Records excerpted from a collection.
┄┄┄┄┄┄┄┄┄┄┄┄┄┄┄┄┄┄┄┄

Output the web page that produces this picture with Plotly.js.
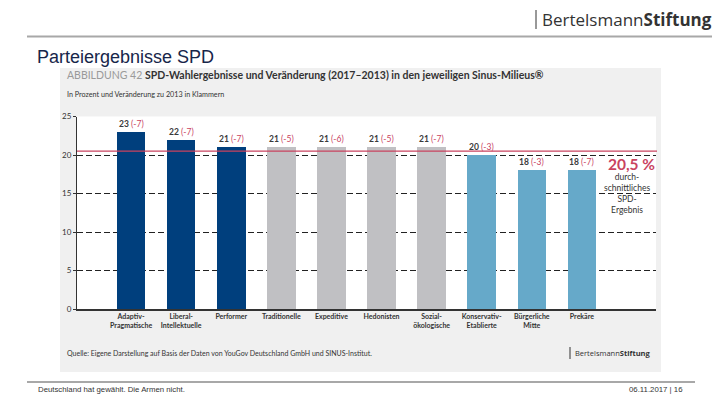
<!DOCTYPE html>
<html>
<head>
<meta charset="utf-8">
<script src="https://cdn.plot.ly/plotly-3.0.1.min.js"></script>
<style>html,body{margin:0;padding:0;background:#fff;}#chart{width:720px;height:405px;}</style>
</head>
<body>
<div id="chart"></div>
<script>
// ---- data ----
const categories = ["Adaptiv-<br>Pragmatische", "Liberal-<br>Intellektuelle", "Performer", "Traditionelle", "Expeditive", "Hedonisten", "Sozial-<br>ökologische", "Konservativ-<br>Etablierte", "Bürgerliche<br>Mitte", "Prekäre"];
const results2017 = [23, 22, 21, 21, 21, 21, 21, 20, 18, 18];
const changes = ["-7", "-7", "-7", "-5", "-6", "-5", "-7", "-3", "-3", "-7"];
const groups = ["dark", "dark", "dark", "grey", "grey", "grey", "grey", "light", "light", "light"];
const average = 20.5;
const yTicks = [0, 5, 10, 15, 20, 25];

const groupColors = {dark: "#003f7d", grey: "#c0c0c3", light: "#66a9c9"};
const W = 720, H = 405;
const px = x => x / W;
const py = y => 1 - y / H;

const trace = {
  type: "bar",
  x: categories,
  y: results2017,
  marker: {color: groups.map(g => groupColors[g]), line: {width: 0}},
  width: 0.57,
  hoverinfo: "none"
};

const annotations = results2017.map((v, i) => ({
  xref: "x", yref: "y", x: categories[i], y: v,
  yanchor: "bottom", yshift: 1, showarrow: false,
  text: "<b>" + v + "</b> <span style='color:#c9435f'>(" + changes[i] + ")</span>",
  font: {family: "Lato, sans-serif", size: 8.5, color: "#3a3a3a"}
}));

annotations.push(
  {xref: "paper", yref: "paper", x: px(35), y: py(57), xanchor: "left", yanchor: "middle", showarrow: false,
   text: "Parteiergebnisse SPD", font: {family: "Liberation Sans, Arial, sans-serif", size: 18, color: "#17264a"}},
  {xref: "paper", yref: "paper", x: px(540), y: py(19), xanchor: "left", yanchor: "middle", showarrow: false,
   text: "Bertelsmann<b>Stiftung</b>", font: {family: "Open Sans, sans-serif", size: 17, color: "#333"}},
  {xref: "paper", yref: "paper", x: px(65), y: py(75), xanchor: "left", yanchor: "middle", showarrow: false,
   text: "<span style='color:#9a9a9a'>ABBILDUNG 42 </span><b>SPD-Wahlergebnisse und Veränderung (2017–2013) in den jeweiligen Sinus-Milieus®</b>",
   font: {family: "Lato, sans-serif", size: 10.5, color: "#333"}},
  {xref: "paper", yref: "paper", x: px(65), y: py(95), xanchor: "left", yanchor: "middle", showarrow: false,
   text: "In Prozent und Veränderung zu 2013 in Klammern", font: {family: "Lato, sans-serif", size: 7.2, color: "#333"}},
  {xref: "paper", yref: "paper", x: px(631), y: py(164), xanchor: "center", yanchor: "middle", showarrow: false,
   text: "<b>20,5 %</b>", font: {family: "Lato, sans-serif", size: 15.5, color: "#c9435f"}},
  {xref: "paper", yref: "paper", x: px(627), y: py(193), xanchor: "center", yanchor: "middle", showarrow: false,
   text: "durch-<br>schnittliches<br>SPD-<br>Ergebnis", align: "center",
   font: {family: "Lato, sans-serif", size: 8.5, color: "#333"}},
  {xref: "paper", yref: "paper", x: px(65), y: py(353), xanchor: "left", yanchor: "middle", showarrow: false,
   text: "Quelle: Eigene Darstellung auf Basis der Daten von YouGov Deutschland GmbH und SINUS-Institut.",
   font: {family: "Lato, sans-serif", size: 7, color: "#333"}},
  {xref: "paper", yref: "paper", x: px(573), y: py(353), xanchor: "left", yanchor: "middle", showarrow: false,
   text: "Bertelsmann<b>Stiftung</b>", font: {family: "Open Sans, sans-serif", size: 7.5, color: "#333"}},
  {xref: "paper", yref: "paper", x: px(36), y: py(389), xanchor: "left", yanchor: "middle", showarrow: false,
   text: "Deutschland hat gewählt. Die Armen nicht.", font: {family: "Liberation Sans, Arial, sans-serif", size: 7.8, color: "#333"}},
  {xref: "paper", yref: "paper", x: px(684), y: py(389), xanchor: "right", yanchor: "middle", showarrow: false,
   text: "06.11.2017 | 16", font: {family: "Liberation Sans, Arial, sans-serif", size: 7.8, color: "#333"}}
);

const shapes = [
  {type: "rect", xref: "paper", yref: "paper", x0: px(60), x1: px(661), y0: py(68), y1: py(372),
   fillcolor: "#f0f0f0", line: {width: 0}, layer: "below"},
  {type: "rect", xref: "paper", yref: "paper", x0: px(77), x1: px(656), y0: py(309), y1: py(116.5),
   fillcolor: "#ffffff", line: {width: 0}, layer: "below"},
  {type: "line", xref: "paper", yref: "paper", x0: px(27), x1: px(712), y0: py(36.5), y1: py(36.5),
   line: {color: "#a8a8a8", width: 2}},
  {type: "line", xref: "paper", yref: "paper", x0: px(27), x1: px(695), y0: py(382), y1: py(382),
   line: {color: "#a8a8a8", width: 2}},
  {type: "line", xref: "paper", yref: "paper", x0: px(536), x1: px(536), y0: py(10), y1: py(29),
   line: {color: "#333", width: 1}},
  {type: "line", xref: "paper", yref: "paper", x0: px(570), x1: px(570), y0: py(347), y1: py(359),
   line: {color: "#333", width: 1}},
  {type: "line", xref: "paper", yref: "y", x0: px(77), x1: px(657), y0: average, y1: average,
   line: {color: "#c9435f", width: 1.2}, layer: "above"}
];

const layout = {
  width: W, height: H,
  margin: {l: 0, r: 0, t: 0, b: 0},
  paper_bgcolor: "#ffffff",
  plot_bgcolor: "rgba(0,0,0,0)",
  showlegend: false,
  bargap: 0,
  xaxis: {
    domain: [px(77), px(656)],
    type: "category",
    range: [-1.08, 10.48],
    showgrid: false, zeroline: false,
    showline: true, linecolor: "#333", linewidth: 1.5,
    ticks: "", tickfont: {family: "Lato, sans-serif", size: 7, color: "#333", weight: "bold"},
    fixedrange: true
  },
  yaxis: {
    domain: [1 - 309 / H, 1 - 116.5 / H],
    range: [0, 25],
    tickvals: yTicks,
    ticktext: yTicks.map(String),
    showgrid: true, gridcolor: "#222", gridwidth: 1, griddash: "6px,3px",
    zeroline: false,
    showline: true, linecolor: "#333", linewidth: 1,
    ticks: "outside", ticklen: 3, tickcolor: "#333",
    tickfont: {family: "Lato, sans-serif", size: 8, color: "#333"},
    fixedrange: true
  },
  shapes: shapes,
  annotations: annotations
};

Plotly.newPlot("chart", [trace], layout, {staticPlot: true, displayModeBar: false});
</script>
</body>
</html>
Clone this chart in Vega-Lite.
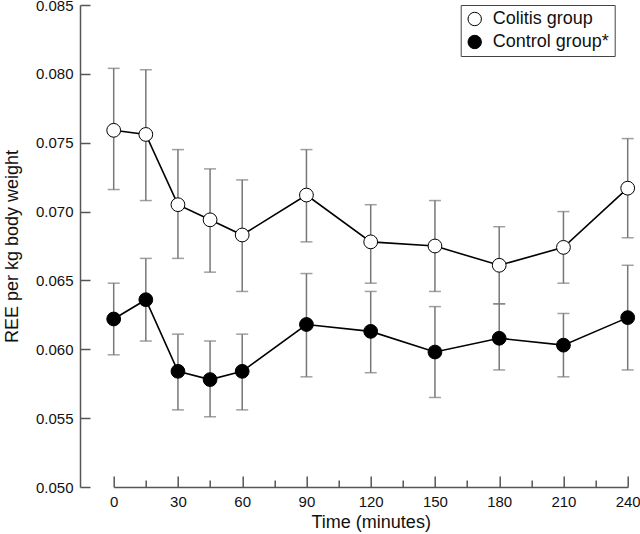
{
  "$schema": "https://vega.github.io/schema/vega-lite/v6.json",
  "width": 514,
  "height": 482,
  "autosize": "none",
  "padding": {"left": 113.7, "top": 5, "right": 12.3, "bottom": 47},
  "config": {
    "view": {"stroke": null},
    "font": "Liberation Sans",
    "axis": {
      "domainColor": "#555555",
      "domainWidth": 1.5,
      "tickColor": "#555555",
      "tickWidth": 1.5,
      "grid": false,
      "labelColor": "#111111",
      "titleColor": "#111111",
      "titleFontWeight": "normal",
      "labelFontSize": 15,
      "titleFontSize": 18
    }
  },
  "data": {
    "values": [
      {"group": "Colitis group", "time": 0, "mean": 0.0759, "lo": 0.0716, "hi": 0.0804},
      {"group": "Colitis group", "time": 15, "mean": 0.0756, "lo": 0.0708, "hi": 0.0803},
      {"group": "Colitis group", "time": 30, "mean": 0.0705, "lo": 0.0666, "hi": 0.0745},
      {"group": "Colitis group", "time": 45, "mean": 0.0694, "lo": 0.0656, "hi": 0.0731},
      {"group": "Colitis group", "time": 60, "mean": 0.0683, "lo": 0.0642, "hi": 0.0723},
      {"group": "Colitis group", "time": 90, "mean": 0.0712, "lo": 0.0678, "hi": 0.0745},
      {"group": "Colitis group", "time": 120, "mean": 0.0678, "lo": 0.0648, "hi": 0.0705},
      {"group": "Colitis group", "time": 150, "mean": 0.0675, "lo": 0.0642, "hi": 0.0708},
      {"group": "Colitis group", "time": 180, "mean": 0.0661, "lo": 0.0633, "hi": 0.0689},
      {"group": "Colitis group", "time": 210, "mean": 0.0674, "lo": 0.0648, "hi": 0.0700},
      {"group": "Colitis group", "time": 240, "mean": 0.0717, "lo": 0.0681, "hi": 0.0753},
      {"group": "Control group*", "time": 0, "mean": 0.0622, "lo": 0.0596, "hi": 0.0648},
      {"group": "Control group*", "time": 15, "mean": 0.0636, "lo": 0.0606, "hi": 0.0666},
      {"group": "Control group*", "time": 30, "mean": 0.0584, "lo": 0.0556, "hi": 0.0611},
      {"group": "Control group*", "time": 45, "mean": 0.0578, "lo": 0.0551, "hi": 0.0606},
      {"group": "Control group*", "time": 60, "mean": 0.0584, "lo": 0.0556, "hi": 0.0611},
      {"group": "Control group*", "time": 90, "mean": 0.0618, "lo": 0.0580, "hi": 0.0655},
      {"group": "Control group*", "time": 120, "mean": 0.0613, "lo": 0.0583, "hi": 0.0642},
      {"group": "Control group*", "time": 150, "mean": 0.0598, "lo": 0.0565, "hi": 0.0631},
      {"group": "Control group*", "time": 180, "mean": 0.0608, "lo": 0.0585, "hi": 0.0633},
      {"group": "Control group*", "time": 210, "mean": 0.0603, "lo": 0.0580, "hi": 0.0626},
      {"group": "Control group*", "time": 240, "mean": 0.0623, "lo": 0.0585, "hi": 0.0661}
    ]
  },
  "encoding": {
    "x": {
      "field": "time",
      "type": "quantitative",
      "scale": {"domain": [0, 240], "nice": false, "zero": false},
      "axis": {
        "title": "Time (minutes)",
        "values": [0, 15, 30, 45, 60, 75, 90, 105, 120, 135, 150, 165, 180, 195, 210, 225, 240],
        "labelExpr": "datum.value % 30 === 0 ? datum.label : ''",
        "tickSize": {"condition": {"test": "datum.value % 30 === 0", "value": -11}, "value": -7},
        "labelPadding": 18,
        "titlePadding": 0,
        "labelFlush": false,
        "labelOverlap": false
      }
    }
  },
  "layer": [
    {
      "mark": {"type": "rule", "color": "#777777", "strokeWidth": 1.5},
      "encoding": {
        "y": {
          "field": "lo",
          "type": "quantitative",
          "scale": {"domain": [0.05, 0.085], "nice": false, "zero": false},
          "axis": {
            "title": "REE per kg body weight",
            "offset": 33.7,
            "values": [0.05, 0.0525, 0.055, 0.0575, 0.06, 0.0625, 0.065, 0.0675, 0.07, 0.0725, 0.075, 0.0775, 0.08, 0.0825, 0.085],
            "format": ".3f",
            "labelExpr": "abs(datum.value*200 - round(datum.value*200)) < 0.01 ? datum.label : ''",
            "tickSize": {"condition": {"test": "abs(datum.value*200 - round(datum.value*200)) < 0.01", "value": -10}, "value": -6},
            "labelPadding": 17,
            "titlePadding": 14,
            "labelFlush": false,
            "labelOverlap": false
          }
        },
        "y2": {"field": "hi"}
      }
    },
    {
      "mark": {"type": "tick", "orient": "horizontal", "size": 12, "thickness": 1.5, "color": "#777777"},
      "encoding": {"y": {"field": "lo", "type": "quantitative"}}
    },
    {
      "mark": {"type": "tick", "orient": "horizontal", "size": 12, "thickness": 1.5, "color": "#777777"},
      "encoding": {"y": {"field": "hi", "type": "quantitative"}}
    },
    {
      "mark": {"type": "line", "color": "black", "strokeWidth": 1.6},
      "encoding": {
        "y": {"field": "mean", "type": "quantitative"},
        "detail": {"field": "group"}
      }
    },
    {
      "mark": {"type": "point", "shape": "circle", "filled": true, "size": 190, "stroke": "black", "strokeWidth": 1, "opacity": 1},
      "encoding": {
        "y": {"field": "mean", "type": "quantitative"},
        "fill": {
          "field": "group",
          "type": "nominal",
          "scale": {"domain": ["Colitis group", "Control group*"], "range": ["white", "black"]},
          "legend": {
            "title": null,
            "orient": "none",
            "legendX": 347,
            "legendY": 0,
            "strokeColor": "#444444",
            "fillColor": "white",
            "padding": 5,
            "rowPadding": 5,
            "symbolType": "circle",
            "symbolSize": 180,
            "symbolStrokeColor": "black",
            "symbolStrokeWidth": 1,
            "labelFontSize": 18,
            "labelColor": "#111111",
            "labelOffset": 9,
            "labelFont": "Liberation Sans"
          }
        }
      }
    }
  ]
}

┄┄┄┄┄┄┄┄┄┄┄┄┄┄┄┄┄┄┄┄

WHAT IS REQUIRED. Repeat, word for word and with no pictures, only the lines running from the beginning of the data to the line that contains "const yTicks = [0, 5, 10, 15, 20, 25];".

REPLY.
Output the web page that produces this picture with Plotly.js.
<!DOCTYPE html>
<html>
<head>
<meta charset="utf-8">
<script src="https://cdn.plot.ly/plotly-3.0.1.min.js"></script>
<style>html,body{margin:0;padding:0;background:#fff;}#chart{width:720px;height:405px;}</style>
</head>
<body>
<div id="chart"></div>
<script>
// ---- data ----
const categories = ["Adaptiv-<br>Pragmatische", "Liberal-<br>Intellektuelle", "Performer", "Traditionelle", "Expeditive", "Hedonisten", "Sozial-<br>ökologische", "Konservativ-<br>Etablierte", "Bürgerliche<br>Mitte", "Prekäre"];
const results2017 = [23, 22, 21, 21, 21, 21, 21, 20, 18, 18];
const changes = ["-7", "-7", "-7", "-5", "-6", "-5", "-7", "-3", "-3", "-7"];
const groups = ["dark", "dark", "dark", "grey", "grey", "grey", "grey", "light", "light", "light"];
const average = 20.5;
const yTicks = [0, 5, 10, 15, 20, 25];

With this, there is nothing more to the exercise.